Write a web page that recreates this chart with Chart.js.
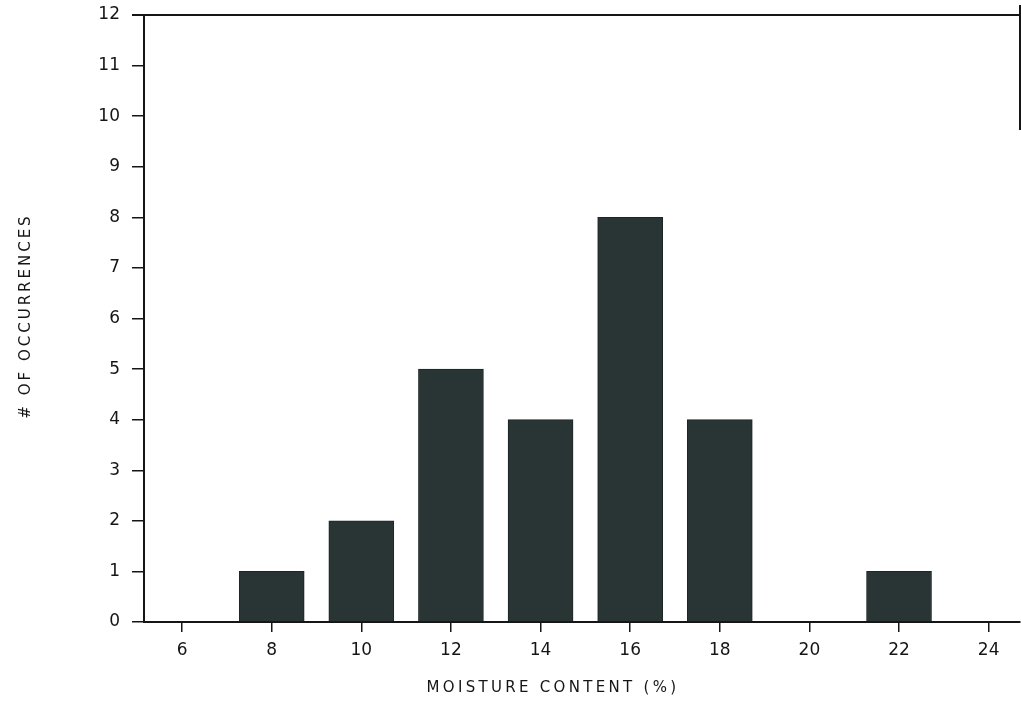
<!DOCTYPE html>
<html lang="en">
<head>
  <meta charset="UTF-8" />
  <title>Moisture content</title>
  <script src="https://cdn.jsdelivr.net/npm/chart.js"></script>
  <style>
    html, body { margin: 0; padding: 0; background: #fff; }
    #wrap { width: 1021px; height: 704px; position: relative; }
  </style>
</head>
<body>
<div id="wrap">
  <canvas id="grafik"></canvas>
</div>
<script>
  // moisture classes (%) and how often each one occurred
  const moisture = [8, 10, 12, 14, 16, 18, 22];
  const occurrences = [1, 2, 5, 4, 8, 4, 1];
  const xTicks = [6, 8, 10, 12, 14, 16, 18, 20, 22, 24];
  const yTicks = [0, 1, 2, 3, 4, 5, 6, 7, 8, 9, 10, 11, 12];

  const ink = '#151515';
  const font = { family: 'DejaVu Sans', size: 17 };

  // frame on top/right plus the two axis titles
  const frame = {
    id: 'frame',
    afterDraw(chart) {
      const { ctx, chartArea: a } = chart;
      ctx.save();
      ctx.strokeStyle = ink;
      ctx.lineWidth = 2;
      ctx.beginPath();
      ctx.moveTo(a.left - 12, a.top);
      ctx.lineTo(a.right, a.top);
      ctx.moveTo(a.right, a.top - 10);
      ctx.lineTo(a.right, a.top + 115);
      ctx.stroke();

      ctx.fillStyle = ink;
      ctx.font = '15px "DejaVu Sans"';
      ctx.letterSpacing = '3.3px';
      ctx.textAlign = 'center';
      ctx.textBaseline = 'middle';
      ctx.fillText('MOISTURE CONTENT (%)', 553, 688);

      ctx.translate(26, 316);
      ctx.rotate(-Math.PI / 2);
      ctx.letterSpacing = '3px';
      ctx.fillText('# OF OCCURRENCES', 0, 0);
      ctx.restore();
    }
  };

  const ctx = document.getElementById('grafik').getContext('2d');
  new Chart(ctx, {
    type: 'bar',
    data: {
      datasets: [{
        data: moisture.map((m, i) => ({ x: m, y: occurrences[i] })),
        backgroundColor: '#293435',
        borderColor: '#1d2626',
        borderWidth: 1,
        barThickness: 65
      }]
    },
    options: {
      responsive: true,
      maintainAspectRatio: false,
      animation: false,
      layout: { padding: { top: 15, right: 1, left: 0, bottom: 0 } },
      plugins: { legend: { display: false }, tooltip: { enabled: false } },
      scales: {
        x: {
          type: 'linear',
          offset: false,
          min: 5.15,
          max: 24.7,
          afterFit(s) { s.height = 82; s.paddingLeft = 0; s.paddingRight = 0; },
          afterBuildTicks(s) { s.ticks = xTicks.map(v => ({ value: v })); },
          grid: { offset: false, drawOnChartArea: false, tickLength: 10, color: ink, lineWidth: 1.5 },
          border: { display: true, color: ink, width: 2 },
          ticks: { color: ink, font, padding: 8, maxRotation: 0, autoSkip: false }
        },
        y: {
          min: 0,
          max: 12,
          afterFit(s) { s.width = 144; s.paddingTop = 0; s.paddingBottom = 0; },
          afterBuildTicks(s) { s.ticks = yTicks.map(v => ({ value: v })); },
          grid: { drawOnChartArea: false, tickLength: 12, color: ink, lineWidth: 1.5 },
          border: { display: true, color: ink, width: 2 },
          ticks: { color: ink, font, padding: 12, autoSkip: false }
        }
      }
    },
    plugins: [frame]
  });
</script>
</body>
</html>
..........
### WHAT IS NEEDED
Reproduce the listing word for word and omit its pictures.

### RESPONSE BELOW
Write a web page that recreates this chart with Chart.js.
<!DOCTYPE html>
<html lang="en">
<head>
  <meta charset="UTF-8" />
  <title>Moisture content</title>
  <script src="https://cdn.jsdelivr.net/npm/chart.js"></script>
  <style>
    html, body { margin: 0; padding: 0; background: #fff; }
    #wrap { width: 1021px; height: 704px; position: relative; }
  </style>
</head>
<body>
<div id="wrap">
  <canvas id="grafik"></canvas>
</div>
<script>
  // moisture classes (%) and how often each one occurred
  const moisture = [8, 10, 12, 14, 16, 18, 22];
  const occurrences = [1, 2, 5, 4, 8, 4, 1];
  const xTicks = [6, 8, 10, 12, 14, 16, 18, 20, 22, 24];
  const yTicks = [0, 1, 2, 3, 4, 5, 6, 7, 8, 9, 10, 11, 12];

  const ink = '#151515';
  const font = { family: 'DejaVu Sans', size: 17 };

  // frame on top/right plus the two axis titles
  const frame = {
    id: 'frame',
    afterDraw(chart) {
      const { ctx, chartArea: a } = chart;
      ctx.save();
      ctx.strokeStyle = ink;
      ctx.lineWidth = 2;
      ctx.beginPath();
      ctx.moveTo(a.left - 12, a.top);
      ctx.lineTo(a.right, a.top);
      ctx.moveTo(a.right, a.top - 10);
      ctx.lineTo(a.right, a.top + 115);
      ctx.stroke();

      ctx.fillStyle = ink;
      ctx.font = '15px "DejaVu Sans"';
      ctx.letterSpacing = '3.3px';
      ctx.textAlign = 'center';
      ctx.textBaseline = 'middle';
      ctx.fillText('MOISTURE CONTENT (%)', 553, 688);

      ctx.translate(26, 316);
      ctx.rotate(-Math.PI / 2);
      ctx.letterSpacing = '3px';
      ctx.fillText('# OF OCCURRENCES', 0, 0);
      ctx.restore();
    }
  };

  const ctx = document.getElementById('grafik').getContext('2d');
  new Chart(ctx, {
    type: 'bar',
    data: {
      datasets: [{
        data: moisture.map((m, i) => ({ x: m, y: occurrences[i] })),
        backgroundColor: '#293435',
        borderColor: '#1d2626',
        borderWidth: 1,
        barThickness: 65
      }]
    },
    options: {
      responsive: true,
      maintainAspectRatio: false,
      animation: false,
      layout: { padding: { top: 15, right: 1, left: 0, bottom: 0 } },
      plugins: { legend: { display: false }, tooltip: { enabled: false } },
      scales: {
        x: {
          type: 'linear',
          offset: false,
          min: 5.15,
          max: 24.7,
          afterFit(s) { s.height = 82; s.paddingLeft = 0; s.paddingRight = 0; },
          afterBuildTicks(s) { s.ticks = xTicks.map(v => ({ value: v })); },
          grid: { offset: false, drawOnChartArea: false, tickLength: 10, color: ink, lineWidth: 1.5 },
          border: { display: true, color: ink, width: 2 },
          ticks: { color: ink, font, padding: 8, maxRotation: 0, autoSkip: false }
        },
        y: {
          min: 0,
          max: 12,
          afterFit(s) { s.width = 144; s.paddingTop = 0; s.paddingBottom = 0; },
          afterBuildTicks(s) { s.ticks = yTicks.map(v => ({ value: v })); },
          grid: { drawOnChartArea: false, tickLength: 12, color: ink, lineWidth: 1.5 },
          border: { display: true, color: ink, width: 2 },
          ticks: { color: ink, font, padding: 12, autoSkip: false }
        }
      }
    },
    plugins: [frame]
  });
</script>
</body>
</html>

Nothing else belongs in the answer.